A sign on the towpath reads, "Directly under your feet is the Medina Culvert, built in 1823. It's located about 1 3/4 miles east of Medina and can be reached by the towpath or via Culvert Road. A culvert was chosen as more economical than a bridge because the canal crosses a valley here on a berm, and the surrounding land is some 20 feet lower than the canal."
Somewhere Between Culvert Road and Knowlesville -- There's a Moose?!?!?
It had to happen. Last time I checked with the New York State Department of Environmental Conservation there were no moose here.

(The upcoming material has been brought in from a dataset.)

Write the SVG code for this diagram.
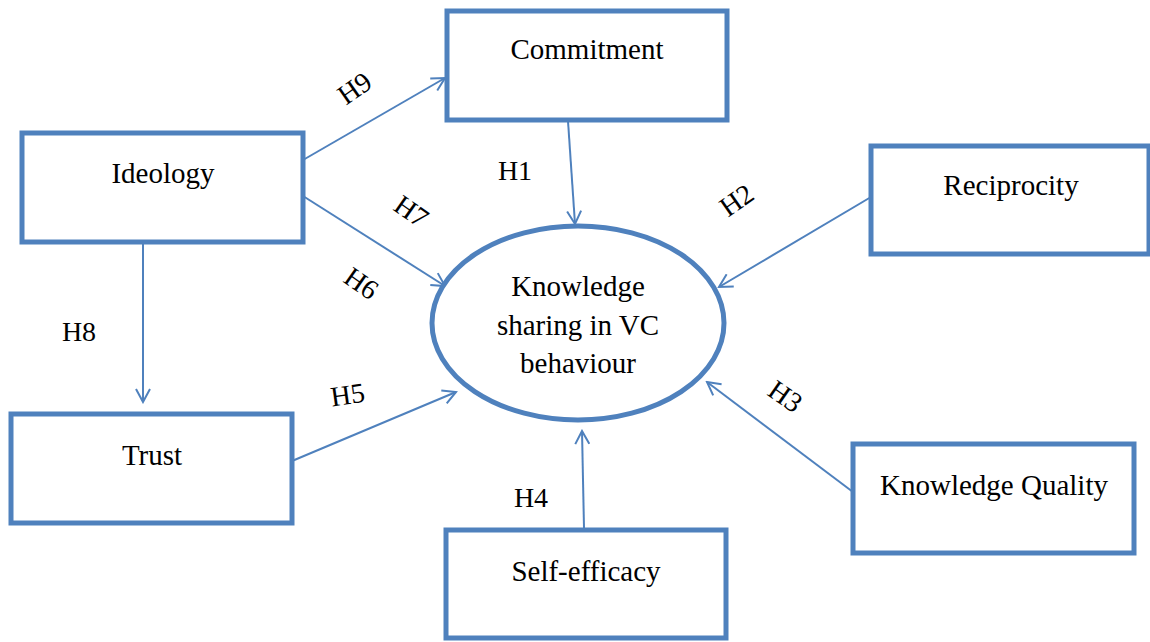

However, plywood and black paint are widely available.
Total Hrs: 5.5
Avg. Speed: 8
Temp: 80 degrees
The lift bridge at Knowlesville is away from it all. There is a very small wall on the east side of the bridge. No power, water, or facilities.
The lift bridge operator travels between this bridge and Medina so there may be a wait while he drives from one to the other.
It's shaping up to be a perfect summer day!
Coordinate with the lift bridge operator prior to Eagle Harbor (or ask the Knowlesville/Medina op to call ahead) because the Eagle Harbor operator also travels to the two bridges at Albion.
There is a very short wall south and west of the bridge. No power, water, or facilities. It is a good stop for a doggie walk and a cold lunch, but not for us. Heck, we've only been moving for an hour!
Albion has two lift bridges. The Main Street bridge is east; Ingersoll is to the west. The bridge operator handles these and the Eagle Harbor bridge, so there may be a wait while (s)he drives from one to the next. There is definitely a wait between Main and Ingersoll, but it's usually no more than five minutes; Just enough time for the bridge operator to travel from one to the other.
Between the bridges is a wonderful little canal front with plenty of wall space, power and water. The facilities are inside the fire hall.